# PROBLEM DETAILS:
Restate each line word for word. Leave out every picture.
##### DATA PROVIDED
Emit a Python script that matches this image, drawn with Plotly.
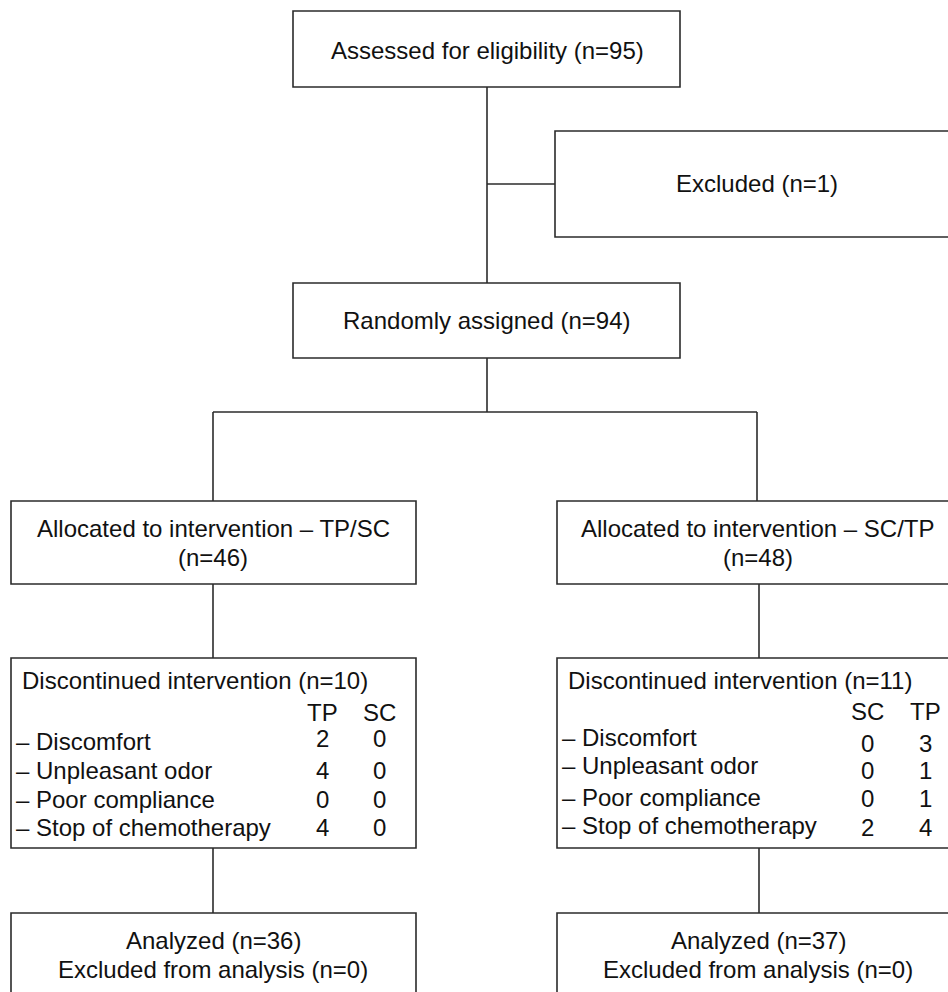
import plotly.graph_objects as go

# ---- data ----
assessed_n = 95
excluded_n = 1
randomized_n = 94
arm_names = ["TP/SC", "SC/TP"]
allocated_n = [46, 48]
discontinued_n = [10, 11]
column_heads = [["TP", "SC"], ["SC", "TP"]]
reasons = ["Discomfort", "Unpleasant odor", "Poor compliance", "Stop of chemotherapy"]
first_col_counts = [[2, 4, 0, 4], [0, 0, 0, 2]]
second_col_counts = [[0, 0, 0, 0], [3, 1, 1, 4]]
analyzed_n = [36, 37]
excluded_analysis_n = [0, 0]

# ---- layout geometry (pixels) ----
W, H = 948, 992
LC = "#2b2b2b"
LW = 1.6
FONT = "Liberation Sans, Arial, sans-serif"
FS = 24

shapes = []
ann = []


def box(x0, y0, x1, y1):
    shapes.append(dict(type="rect", xref="x", yref="y", x0=x0, y0=y0, x1=x1, y1=y1,
                       line=dict(color=LC, width=LW), fillcolor="rgba(0,0,0,0)"))


def line(x0, y0, x1, y1):
    shapes.append(dict(type="line", xref="x", yref="y", x0=x0, y0=y0, x1=x1, y1=y1,
                       line=dict(color=LC, width=LW)))


def text(x, y, s, anchor="center"):
    ann.append(dict(x=x, y=y, xref="x", yref="y", text=s, showarrow=False,
                    xanchor=anchor, yanchor="middle",
                    font=dict(family=FONT, size=FS, color="#111111")))


# top
box(293, 11, 680, 87)
text(487, 50, f"Assessed for eligibility (n={assessed_n})")
line(487, 87, 487, 283)
line(487, 184, 555, 184)
box(555, 131, 962, 237)
text(757, 183, f"Excluded (n={excluded_n})")
box(293, 283, 680, 358)
text(487, 320, f"Randomly assigned (n={randomized_n})")
line(487, 358, 487, 412)
line(213, 412, 757, 412)

arms = [
    dict(bx0=11, bx1=416, cx=213, vx_top=213, vx=213, title_x=20, lab_x=14,
         colx=[322, 379], head_y=712, lab_y=[741, 770, 799, 827], num_y=[738, 770, 799, 827]),
    dict(bx0=557, bx1=962, cx=758, vx_top=757, vx=759, title_x=566, lab_x=560,
         colx=[867, 925], head_y=711, lab_y=[737, 765, 797, 825], num_y=[743, 770, 798, 827]),
]

for i, a in enumerate(arms):
    line(a["vx_top"], 412, a["vx_top"], 501)
    box(a["bx0"], 501, a["bx1"], 584)
    text(a["cx"], 528, f"Allocated to intervention – {arm_names[i]}")
    text(a["cx"], 557, f"(n={allocated_n[i]})")
    line(a["vx"], 584, a["vx"], 658)
    box(a["bx0"], 658, a["bx1"], 848)
    text(a["title_x"], 680, f"Discontinued intervention (n={discontinued_n[i]})", anchor="left")
    text(a["colx"][0], a["head_y"], column_heads[i][0])
    text(a["colx"][1], a["head_y"], column_heads[i][1])
    for j, r in enumerate(reasons):
        text(a["lab_x"], a["lab_y"][j], f"– {r}", anchor="left")
        text(a["colx"][0], a["num_y"][j], str(first_col_counts[i][j]))
        text(a["colx"][1], a["num_y"][j], str(second_col_counts[i][j]))
    line(a["vx"], 848, a["vx"], 913)
    box(a["bx0"], 913, a["bx1"], 1005)
    text(a["cx"], 940, f"Analyzed (n={analyzed_n[i]})")
    text(a["cx"], 969, f"Excluded from analysis (n={excluded_analysis_n[i]})")

fig = go.Figure()
fig.update_layout(
    width=W, height=H, margin=dict(l=0, r=0, t=0, b=0),
    paper_bgcolor="white", plot_bgcolor="white",
    xaxis=dict(range=[0, W], visible=False, fixedrange=True),
    yaxis=dict(range=[H, 0], visible=False, fixedrange=True),
    shapes=shapes, annotations=ann, showlegend=False,
)
fig.write_html("out.html", config={"displayModeBar": False},
               post_script="document.body.style.margin='0';document.body.style.overflow='hidden';")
##########
# CORRECT ANSWER:
Emit a Python script that matches this image, drawn with Plotly.
import plotly.graph_objects as go

# ---- data ----
assessed_n = 95
excluded_n = 1
randomized_n = 94
arm_names = ["TP/SC", "SC/TP"]
allocated_n = [46, 48]
discontinued_n = [10, 11]
column_heads = [["TP", "SC"], ["SC", "TP"]]
reasons = ["Discomfort", "Unpleasant odor", "Poor compliance", "Stop of chemotherapy"]
first_col_counts = [[2, 4, 0, 4], [0, 0, 0, 2]]
second_col_counts = [[0, 0, 0, 0], [3, 1, 1, 4]]
analyzed_n = [36, 37]
excluded_analysis_n = [0, 0]

# ---- layout geometry (pixels) ----
W, H = 948, 992
LC = "#2b2b2b"
LW = 1.6
FONT = "Liberation Sans, Arial, sans-serif"
FS = 24

shapes = []
ann = []


def box(x0, y0, x1, y1):
    shapes.append(dict(type="rect", xref="x", yref="y", x0=x0, y0=y0, x1=x1, y1=y1,
                       line=dict(color=LC, width=LW), fillcolor="rgba(0,0,0,0)"))


def line(x0, y0, x1, y1):
    shapes.append(dict(type="line", xref="x", yref="y", x0=x0, y0=y0, x1=x1, y1=y1,
                       line=dict(color=LC, width=LW)))


def text(x, y, s, anchor="center"):
    ann.append(dict(x=x, y=y, xref="x", yref="y", text=s, showarrow=False,
                    xanchor=anchor, yanchor="middle",
                    font=dict(family=FONT, size=FS, color="#111111")))


# top
box(293, 11, 680, 87)
text(487, 50, f"Assessed for eligibility (n={assessed_n})")
line(487, 87, 487, 283)
line(487, 184, 555, 184)
box(555, 131, 962, 237)
text(757, 183, f"Excluded (n={excluded_n})")
box(293, 283, 680, 358)
text(487, 320, f"Randomly assigned (n={randomized_n})")
line(487, 358, 487, 412)
line(213, 412, 757, 412)

arms = [
    dict(bx0=11, bx1=416, cx=213, vx_top=213, vx=213, title_x=20, lab_x=14,
         colx=[322, 379], head_y=712, lab_y=[741, 770, 799, 827], num_y=[738, 770, 799, 827]),
    dict(bx0=557, bx1=962, cx=758, vx_top=757, vx=759, title_x=566, lab_x=560,
         colx=[867, 925], head_y=711, lab_y=[737, 765, 797, 825], num_y=[743, 770, 798, 827]),
]

for i, a in enumerate(arms):
    line(a["vx_top"], 412, a["vx_top"], 501)
    box(a["bx0"], 501, a["bx1"], 584)
    text(a["cx"], 528, f"Allocated to intervention – {arm_names[i]}")
    text(a["cx"], 557, f"(n={allocated_n[i]})")
    line(a["vx"], 584, a["vx"], 658)
    box(a["bx0"], 658, a["bx1"], 848)
    text(a["title_x"], 680, f"Discontinued intervention (n={discontinued_n[i]})", anchor="left")
    text(a["colx"][0], a["head_y"], column_heads[i][0])
    text(a["colx"][1], a["head_y"], column_heads[i][1])
    for j, r in enumerate(reasons):
        text(a["lab_x"], a["lab_y"][j], f"– {r}", anchor="left")
        text(a["colx"][0], a["num_y"][j], str(first_col_counts[i][j]))
        text(a["colx"][1], a["num_y"][j], str(second_col_counts[i][j]))
    line(a["vx"], 848, a["vx"], 913)
    box(a["bx0"], 913, a["bx1"], 1005)
    text(a["cx"], 940, f"Analyzed (n={analyzed_n[i]})")
    text(a["cx"], 969, f"Excluded from analysis (n={excluded_analysis_n[i]})")

fig = go.Figure()
fig.update_layout(
    width=W, height=H, margin=dict(l=0, r=0, t=0, b=0),
    paper_bgcolor="white", plot_bgcolor="white",
    xaxis=dict(range=[0, W], visible=False, fixedrange=True),
    yaxis=dict(range=[H, 0], visible=False, fixedrange=True),
    shapes=shapes, annotations=ann, showlegend=False,
)
fig.write_html("out.html", config={"displayModeBar": False},
               post_script="document.body.style.margin='0';document.body.style.overflow='hidden';")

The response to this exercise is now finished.